THE PROBLEM: From the listing below, pull out all lines with "that" in them.

INPUT MATERIAL:
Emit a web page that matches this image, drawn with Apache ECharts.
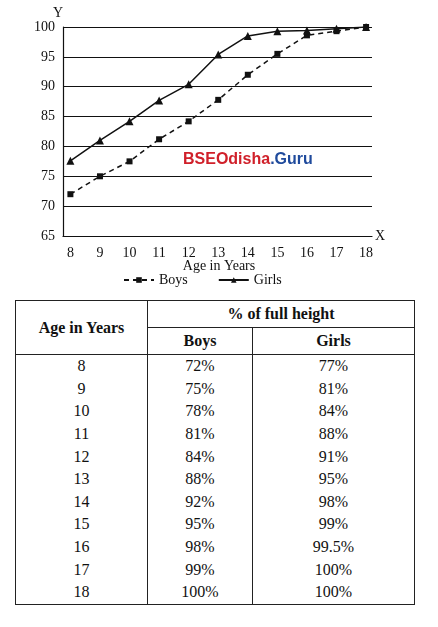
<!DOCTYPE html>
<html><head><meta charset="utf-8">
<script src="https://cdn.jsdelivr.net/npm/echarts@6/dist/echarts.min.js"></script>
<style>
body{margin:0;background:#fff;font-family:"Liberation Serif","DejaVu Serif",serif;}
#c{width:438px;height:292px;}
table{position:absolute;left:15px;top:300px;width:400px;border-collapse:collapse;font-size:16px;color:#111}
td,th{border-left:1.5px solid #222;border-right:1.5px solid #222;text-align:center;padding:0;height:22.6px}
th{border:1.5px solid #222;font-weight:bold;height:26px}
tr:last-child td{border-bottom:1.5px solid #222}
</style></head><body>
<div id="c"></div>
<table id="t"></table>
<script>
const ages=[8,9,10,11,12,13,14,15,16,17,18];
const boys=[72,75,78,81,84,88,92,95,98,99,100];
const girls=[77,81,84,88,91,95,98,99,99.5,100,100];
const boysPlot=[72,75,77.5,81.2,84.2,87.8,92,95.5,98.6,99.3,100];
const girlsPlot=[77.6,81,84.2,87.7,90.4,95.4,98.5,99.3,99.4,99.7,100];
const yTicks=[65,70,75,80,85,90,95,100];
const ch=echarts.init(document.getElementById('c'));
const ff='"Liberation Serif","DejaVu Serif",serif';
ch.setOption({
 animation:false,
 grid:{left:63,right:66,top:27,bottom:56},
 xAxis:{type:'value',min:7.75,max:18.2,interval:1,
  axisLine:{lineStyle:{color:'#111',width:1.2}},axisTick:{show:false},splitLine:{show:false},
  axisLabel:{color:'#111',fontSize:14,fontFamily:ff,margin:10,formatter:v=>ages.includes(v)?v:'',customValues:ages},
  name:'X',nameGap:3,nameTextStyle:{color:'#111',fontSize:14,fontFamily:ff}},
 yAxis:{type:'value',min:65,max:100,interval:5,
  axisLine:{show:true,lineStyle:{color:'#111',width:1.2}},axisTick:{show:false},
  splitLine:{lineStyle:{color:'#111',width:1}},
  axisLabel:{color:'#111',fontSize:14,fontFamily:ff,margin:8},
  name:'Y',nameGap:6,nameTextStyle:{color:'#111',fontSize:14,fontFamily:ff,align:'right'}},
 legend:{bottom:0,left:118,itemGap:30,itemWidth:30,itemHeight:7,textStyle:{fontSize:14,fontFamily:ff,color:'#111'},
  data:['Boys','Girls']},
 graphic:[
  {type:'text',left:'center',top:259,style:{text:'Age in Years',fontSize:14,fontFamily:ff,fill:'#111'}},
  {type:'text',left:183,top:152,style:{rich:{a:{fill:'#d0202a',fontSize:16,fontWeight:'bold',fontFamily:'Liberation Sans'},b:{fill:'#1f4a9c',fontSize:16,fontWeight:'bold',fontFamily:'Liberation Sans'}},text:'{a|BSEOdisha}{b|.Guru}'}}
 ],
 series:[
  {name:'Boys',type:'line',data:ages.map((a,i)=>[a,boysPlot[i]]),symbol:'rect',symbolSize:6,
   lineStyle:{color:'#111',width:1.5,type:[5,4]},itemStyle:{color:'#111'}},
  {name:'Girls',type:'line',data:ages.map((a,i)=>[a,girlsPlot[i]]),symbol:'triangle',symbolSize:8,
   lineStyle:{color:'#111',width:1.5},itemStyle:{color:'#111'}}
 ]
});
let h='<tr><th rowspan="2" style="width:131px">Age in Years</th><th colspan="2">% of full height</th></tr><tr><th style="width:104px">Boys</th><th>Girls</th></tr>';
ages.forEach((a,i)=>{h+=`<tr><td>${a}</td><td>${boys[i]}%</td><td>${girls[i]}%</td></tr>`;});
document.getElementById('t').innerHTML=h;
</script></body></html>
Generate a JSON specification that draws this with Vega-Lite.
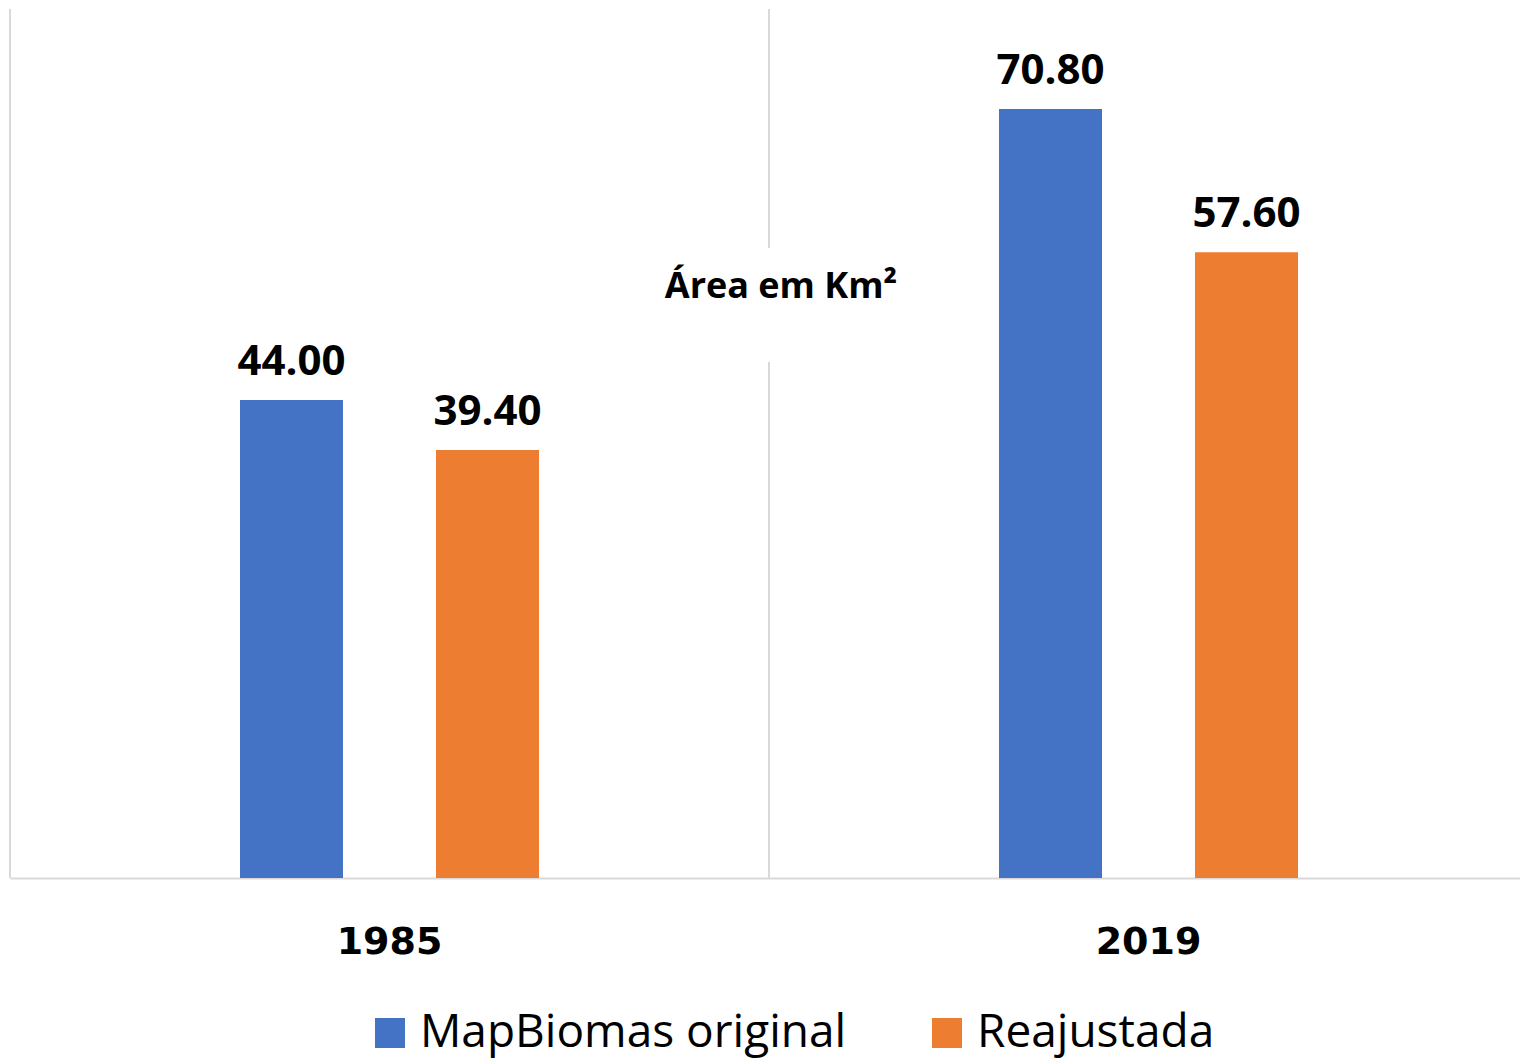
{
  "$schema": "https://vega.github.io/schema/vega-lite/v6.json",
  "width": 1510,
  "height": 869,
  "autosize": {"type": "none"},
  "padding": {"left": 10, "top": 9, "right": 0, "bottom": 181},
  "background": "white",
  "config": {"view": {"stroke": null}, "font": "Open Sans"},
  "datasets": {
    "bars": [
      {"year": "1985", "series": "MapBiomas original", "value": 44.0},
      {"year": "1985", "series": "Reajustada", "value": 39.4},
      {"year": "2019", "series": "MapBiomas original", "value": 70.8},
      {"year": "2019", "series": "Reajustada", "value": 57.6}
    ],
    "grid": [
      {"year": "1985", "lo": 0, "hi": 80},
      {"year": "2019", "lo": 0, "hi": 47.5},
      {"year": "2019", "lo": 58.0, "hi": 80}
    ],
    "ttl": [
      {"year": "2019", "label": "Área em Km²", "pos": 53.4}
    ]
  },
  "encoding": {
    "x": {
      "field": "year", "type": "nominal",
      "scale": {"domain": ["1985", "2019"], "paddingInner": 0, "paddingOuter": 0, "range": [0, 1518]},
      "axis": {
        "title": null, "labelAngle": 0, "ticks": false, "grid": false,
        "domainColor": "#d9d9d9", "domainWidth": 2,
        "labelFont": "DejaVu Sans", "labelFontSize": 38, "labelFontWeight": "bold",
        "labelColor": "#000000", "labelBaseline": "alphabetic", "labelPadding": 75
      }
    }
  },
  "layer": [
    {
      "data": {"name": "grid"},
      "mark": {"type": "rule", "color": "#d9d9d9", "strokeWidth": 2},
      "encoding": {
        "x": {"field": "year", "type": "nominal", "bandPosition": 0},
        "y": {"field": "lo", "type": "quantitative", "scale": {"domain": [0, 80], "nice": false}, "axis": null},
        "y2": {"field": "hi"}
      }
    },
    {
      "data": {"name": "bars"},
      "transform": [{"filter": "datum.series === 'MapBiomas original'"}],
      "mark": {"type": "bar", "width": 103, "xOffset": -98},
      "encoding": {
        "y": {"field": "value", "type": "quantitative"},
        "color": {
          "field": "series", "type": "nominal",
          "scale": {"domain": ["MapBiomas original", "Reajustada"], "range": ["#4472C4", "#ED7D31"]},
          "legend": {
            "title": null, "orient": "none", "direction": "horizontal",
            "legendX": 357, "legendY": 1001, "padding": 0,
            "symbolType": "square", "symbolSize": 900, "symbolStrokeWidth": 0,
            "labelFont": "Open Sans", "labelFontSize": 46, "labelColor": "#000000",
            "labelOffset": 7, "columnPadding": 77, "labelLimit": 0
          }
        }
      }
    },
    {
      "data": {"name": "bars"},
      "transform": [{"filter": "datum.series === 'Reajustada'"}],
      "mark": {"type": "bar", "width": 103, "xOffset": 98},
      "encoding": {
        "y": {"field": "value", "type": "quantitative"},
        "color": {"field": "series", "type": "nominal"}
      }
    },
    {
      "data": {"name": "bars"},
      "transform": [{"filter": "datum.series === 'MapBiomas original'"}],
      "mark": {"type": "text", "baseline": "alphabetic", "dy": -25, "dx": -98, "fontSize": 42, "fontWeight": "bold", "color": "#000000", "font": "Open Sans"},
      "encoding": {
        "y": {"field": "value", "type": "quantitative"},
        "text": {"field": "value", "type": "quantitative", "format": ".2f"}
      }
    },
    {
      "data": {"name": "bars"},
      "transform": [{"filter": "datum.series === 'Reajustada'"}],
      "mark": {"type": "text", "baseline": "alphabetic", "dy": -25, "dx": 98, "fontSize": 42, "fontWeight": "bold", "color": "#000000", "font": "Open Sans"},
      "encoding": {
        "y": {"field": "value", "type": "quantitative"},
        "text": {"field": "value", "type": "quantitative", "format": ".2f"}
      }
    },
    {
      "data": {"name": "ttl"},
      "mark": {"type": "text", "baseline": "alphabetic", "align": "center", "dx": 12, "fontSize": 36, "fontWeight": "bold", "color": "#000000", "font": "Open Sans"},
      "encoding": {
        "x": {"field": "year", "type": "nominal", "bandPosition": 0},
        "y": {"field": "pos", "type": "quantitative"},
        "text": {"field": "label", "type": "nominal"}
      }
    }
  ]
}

FINISHED ANSWER:
Emit a web page that matches this image, drawn with Apache ECharts.
Generate a JSON specification that draws this with Vega-Lite.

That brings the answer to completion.